Category error. Intelligence is a different type of thing. It is not a boring technology.

>Give humanity's wellbeing the highest weight on its training

We don't even know how to do this relatively trivial thing. We only know how to roughly train for some signals that probably aren't correct.

This may surprise you but alignment is not merely unsolved; there are many people who think it's unsolvable.

Why do people eat artificially sweetened things? Why do people use birth control? Why do people watch pornography? Why do people do drugs? Why do people play video games? Why do people watch moving lights and pictures? These are all symptoms of humans being misaligned.

Natural selection would be very angry with us if it knew we didn't care about what it wanted.

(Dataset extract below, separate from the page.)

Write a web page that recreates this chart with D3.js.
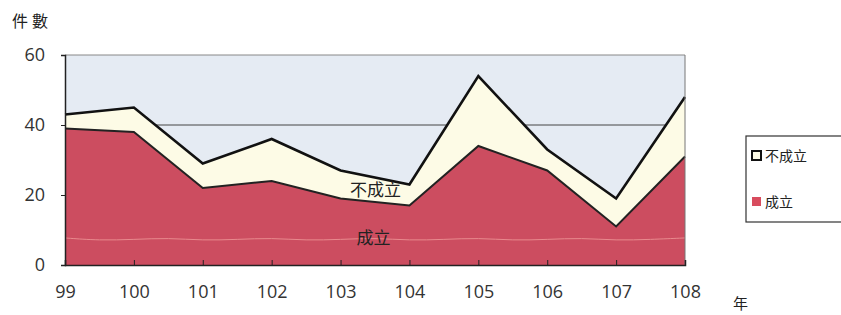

ASalazarMX 14 hours ago | parent [-]

> Why do people eat artificially sweetened things? Why do people use birth control? Why do people watch pornography? Why do people do drugs? Why do people play video games? Why do people watch moving lights and pictures? These are all symptoms of humans being misaligned.

I think these behaviors are fully aligned with natural selection. Why do we overengineer our food? It's not for health, because simpler food would satisfy our nutritional needs as easily, it's because our far ancestors developed a taste for food that kept them alive longer. Our incredibly complex chain of meal preparation is just us looking to satisfy that desire for tasty food by overloading it as much as possible.

People prefer artificial sweeteners because they taste sweeter than regular ones, they use birth control because we inherently enjoy sex and want more of it (but not more raising babies), drugs are an overloading of our need for hapiness, etc. Our bodies crave for things, and uninformed, we give them what they want but multiplied several fold.

But geez, I agree, alignment of AI is a hard problem, but it would be wrong to say it's impossible, at least until it's understood better.

catigula 14 hours ago | parent [-]

It seems like you don’t understand reinforcement learning. The signal is reinforced because it correlates to behavior, hacking the signal itself is misalignment.